Consolidation & Contraction
Usually these blogs provide commentary on the different elements of the recruiting and staffing process, but this one focuses on changes in the Med Tech and BioPharma business. I first got into the industry in 1985 with a small, family owned drug company called Carter-Wallace. Back then there were over 100 different commercial stage, branded pharma companies including at least 25 that we would refer to as Big Pharma (I later went to work for Merck which at the time was the biggest of the Big Pharmas). Little did we know at the time what “Big” really means.
Now, the top 10 drug companies account for over one-third of industry sales. Those super-companies represent the sum total over 50 other organizations that were merged / acquired / aligned into each other. Consider the case of a friend of mine who began his career at Marion Labs. They became part of Hoechst Marion Roussel, which was merged into Rhone Poulenc Rorer to become Aventis, which became Sanofi-Aventis, and recently acquired Genzyme. The rate of contraction in the industry is accelerating at a rate we’ve never seen before, and a similar trend can be seen in the Medical Device space as well. Organizations seek to optimize efficiency and economies of scale – particularly those that have invested in building huge commercial teams and are constantly in need of new products to sell. In our industry it’s often much easier to buy intellectual property than develop it organically, and that trend is not likely to change.
So what does this mean for employment and career development opportunities? For those among us in Corporate or Business Development activities, it’s a huge opportunity to push for M&A and licensing deals, and to create a secure employment path. And for risk-taking founders and early employees of start-up companies with unique IP this is a trend that will continue to provide significant wealth-building opportunities. For most marketing personnel (about 80% of the jobs I fill) there is real risk in the trend toward consolidation. While it’s true that HQ-based marketing teams that are acquired are needed in the short-term to maintain revenue growth and help build a bridge to the future, combined organization, more often than not we see duplicity in certain functions that usually results in jobs being eliminated. A combined company only needs so many mid-level managers and executives in functions like brand marketing, market research, sales operations, communications and other related areas.
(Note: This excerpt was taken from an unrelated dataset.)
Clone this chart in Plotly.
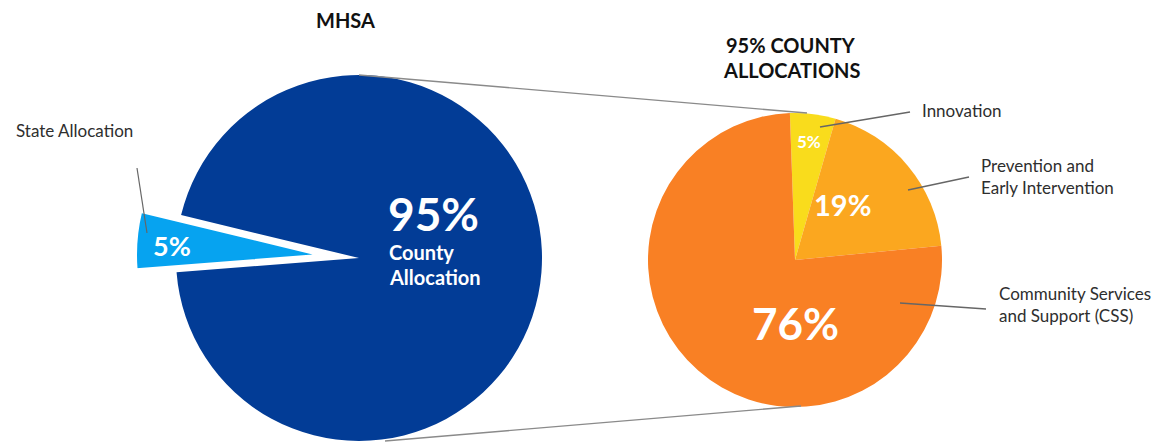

Another source of post-acquisition layoffs in marketing functions is logistical: most organizations want to consolidate employees in the same location to reduce overhead and improve communication. That means relocation of employees, and the reality is that few Gen Xers and Millennials are willing to relocate for their employment. When M&A deals are struck the terms include analysis of the costs of severance packages that will be offered to employees who won’t relocate. While it’s true that the acquiring company generally has a few vacancies to backfill due to non-relocation of marketing staff, it’s rarely one-for-one. In the majority of cases we see that the post-acquisition “whole” is lesser than the sum of it’s parts as it relates to the workforce.
So how best to prepare for the new reality of permanent mergers and acquisitions? There are several strategies one can consider, and they each have advantages and disadvantages, of course. Some marketers choose to develop new skills in BD and deal-making in order to capitalize on the trend. My thought there is that it’s always best to make that shift early in your career when you can still afford it, and to do it with your current employer since a new employer will require established BD experience and an existing Deal Sheet to consider someone as a viable candidate.
Others anticipate the need to expect frequent job changes throughout their career, and they will sometimes move to a region or city where the industry is heavily concentrated in order to limit further relocation (PA, NJ/NY/CT, Boston/Cambridge, California, and – in Med Tech – the Twin Cities. And an extremely common strategy we see among Marketing VP’s and senior execs is to build a solo career in contract based consulting, forgoing so-called “job security” and benefits for lucrative contract work that is project based. That obviously requires a level or risk tolerance that’s not for everyone, but it has become a very viable long-term career option.
It’s not just the Med Tech and BioPharma industries that are evolving in this way, of course. Employees in all sectors of the global economy have been pinched by consolidation and contraction, and it will continue to accelerate. In the end each of us has to manager our careers proactively, anticipating and embracing change, so that we can minimize the occasions where we have to react to adverse situations. Sometimes that means a job change ahead of looming trouble, sometimes not. The days of getting a gold watch after 30 years with a company may be gone, but there will always be a need for innovative, ambitious marketers in our industry in one form or another. I look forward to adapting as our industry changes, and continuing to serve as a resource for my client companies and marketing professionals.